W. H. Robinson, with even more Kipling



Last October, I put up a post about some beautiful color work by W. Heath Robinson (1872-1944). The imagery up at that time was from The Song of the English, a long poetic piece of writing by Rudyard Kipling. It was one of the first books I acquired while working on my next Dover outing, Golden Age Illustration of W. H. Robinson. Now I bring it around full circle, to the last book I picked up for that same project.

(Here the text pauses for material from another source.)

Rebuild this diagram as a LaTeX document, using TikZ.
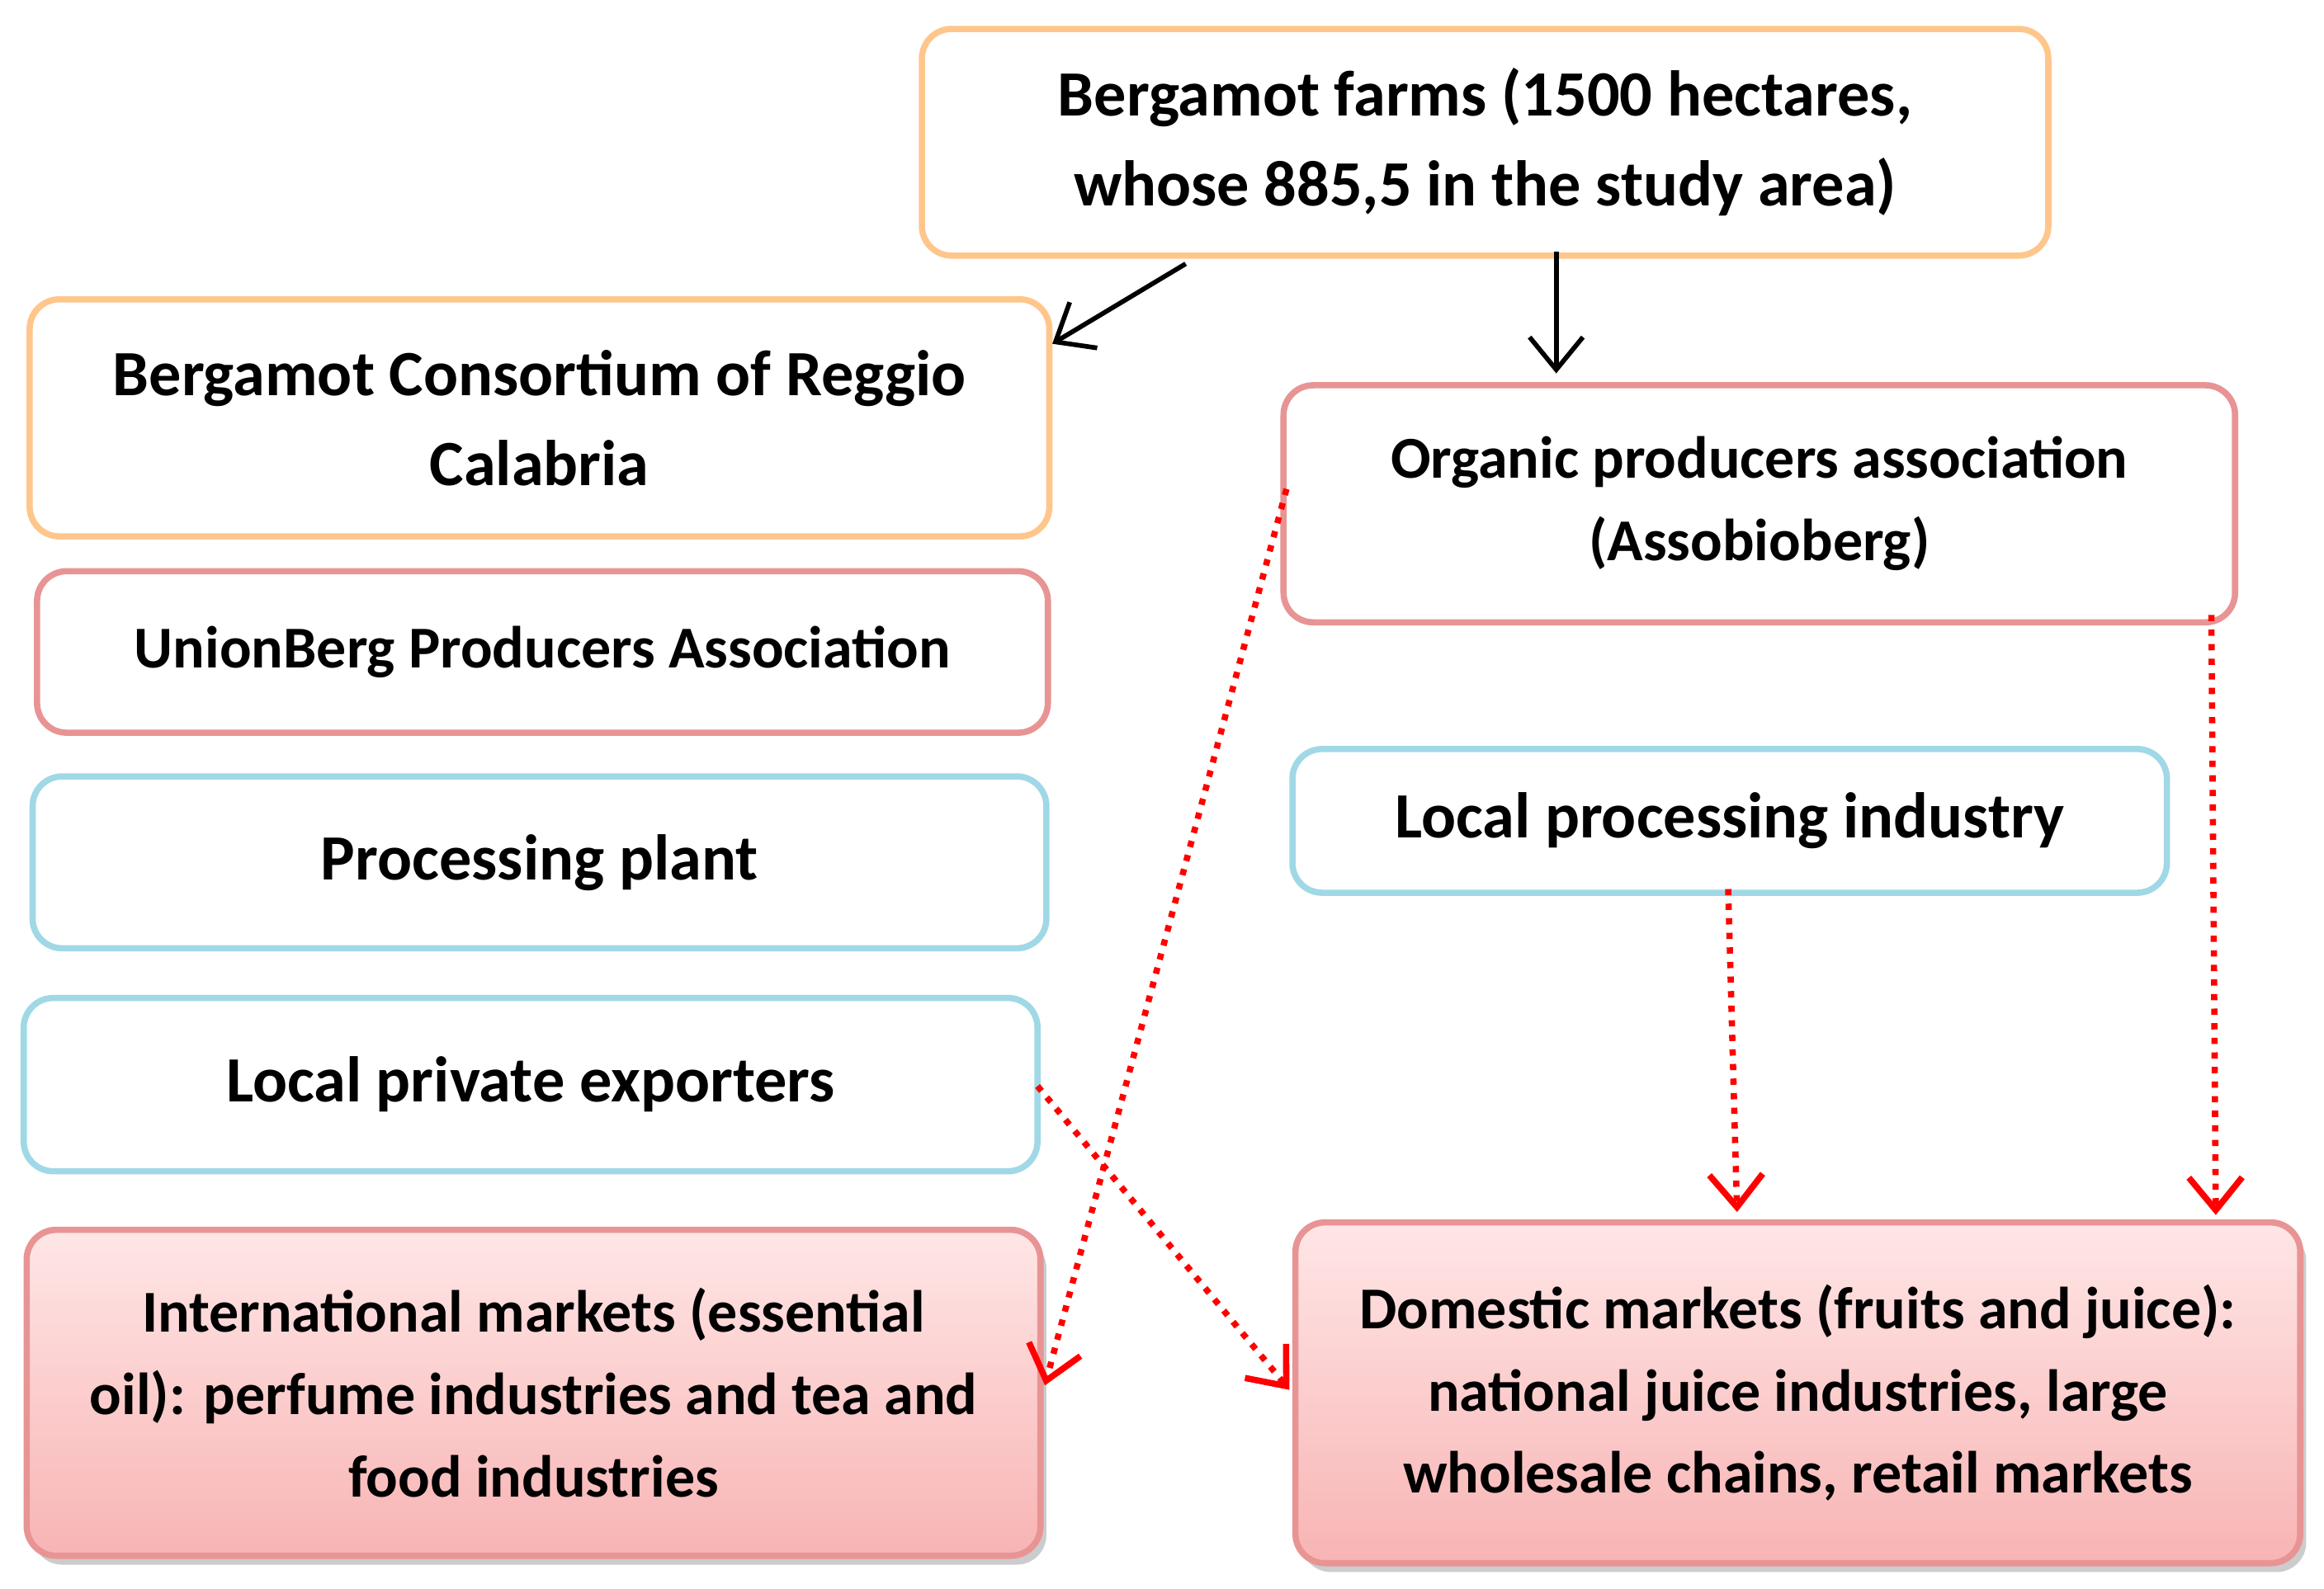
\documentclass[tikz,border=0pt]{standalone}
\usepackage{fontspec}
\setmainfont{Carlito}
\usetikzlibrary{arrows.meta,shadows}
\colorlet{colorOR}{orange!45}
\definecolor{colorPK}{HTML}{E89494}
\definecolor{colorBL}{HTML}{A0D8E6}
\definecolor{colorTOP}{HTML}{FFE6E6}
\definecolor{colorBOT}{HTML}{F8B4B4}
\tikzset{
   every path/.style={>={Straight Barb[length=2.2mm,width=3.6mm]}},
   box/.style={draw,rounded corners=2mm,line width=1.2pt,align=center,
      font=\fontsize{12.4}{17.3}\selectfont\bfseries,inner sep=0pt},
   small/.style={font=\fontsize{11.4}{15.8}\selectfont\bfseries},
   obox/.style={box,draw=colorOR},
   pbox/.style={box,draw=colorPK},
   bbox/.style={box,draw=colorBL},
   mbox/.style={box,small,draw=colorPK,top color=colorTOP,bottom color=colorBOT,
      drop shadow={shadow xshift=0.4mm,shadow yshift=-0.6mm,fill=black!40}},
   flow/.style={->,line width=0.9pt},
   sale/.style={->,red,line width=1.2pt,dash pattern=on 1.2pt off 1.6pt},
}
\begin{document}
\begin{tikzpicture}[x=0.1mm,y=-0.1mm]
   \useasboundingbox (0,0) rectangle (1568,1072);
   \node[obox,minimum width=76mm,minimum height=15.3mm] (farm) at (1002,96) {Bergamot farms (1500 hectares,\\whose 885,5 in the study area)};
   \node[obox,minimum width=68.8mm,minimum height=16mm] (cons) at (364,282) {Bergamot Consortium of Reggio\\Calabria};
   \node[pbox,small,minimum width=68.2mm,minimum height=10.9mm] (union) at (366,440) {UnionBerg Producers Association};
   \node[bbox,minimum width=68.4mm,minimum height=11.6mm] (plant) at (364,582) {Processing plant};
   \node[bbox,minimum width=68.4mm,minimum height=11.7mm] (expo) at (358,732) {Local private exporters};
   \node[mbox,minimum width=68.4mm,minimum height=22mm] (intl) at (360,940) {International markets (essential\\oil): perfume industries and tea and\\food industries};
   \node[pbox,small,minimum width=64.2mm,minimum height=16mm] (orga) at (1187,340) {Organic producers association\\(Assobioberg)};
   \node[bbox,minimum width=59mm,minimum height=9.7mm] (lpi) at (1167,554) {Local processing industry};
   \node[mbox,minimum width=67.8mm,minimum height=23mm] (dome) at (1213,940) {Domestic markets (fruits and juice):\\national juice industries, large\\wholesale chains, retail markets};
   \coordinate (fa) at (800,178);
   \coordinate (ca) at (710,232);
   \coordinate (fb) at (1050,170);
   \coordinate (ob) at (1050,252);
   \coordinate (ol) at (868,330);
   \coordinate (il) at (705,935);
   \coordinate (ex) at (700,733);
   \coordinate (dl) at (870,938);
   \coordinate (lb) at (1166,600);
   \coordinate (dt) at (1172,818);
   \coordinate (or) at (1492,415);
   \coordinate (dr) at (1495,820);
   \draw[flow] (fa) -- (ca);
   \draw[flow] (fb) -- (ob);
   \draw[sale] (ol) -- (il);
   \draw[sale] (ex) -- (dl);
   \draw[sale] (lb) -- (dt);
   \draw[sale] (or) -- (dr);
\end{tikzpicture}
\end{document}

While lacking the amount of pieces that show up in Song of the English, this volume of Kipling Poetry— Collected Verse— has some masterful imagery as well. I almost passed up acquiring it, it has comparatively few color plates— but I stumbled upon a a 1910 Doubleday copy, with all the art, and a nearly detached cover...that I got very reasonably. So let me share a few of these with you, as a preview of the upcoming book. As for the illustrative years of W. H. Robinson's career, (who later went on to become a very successful cartoonist, leaving more traditional book illustration to others) the works he did for these two Kipling volumes in 1909 and 1910 are among his best. Other books that will be featured in the upcoming Dover work include images from The Water Babies, A Midsummer Night's Dream, and some of W. H. Robinson's own writings— Uncle Lubin and Bill the Minder.

Next month at some point, I'll bring out some of the best work from his older brother, Charles.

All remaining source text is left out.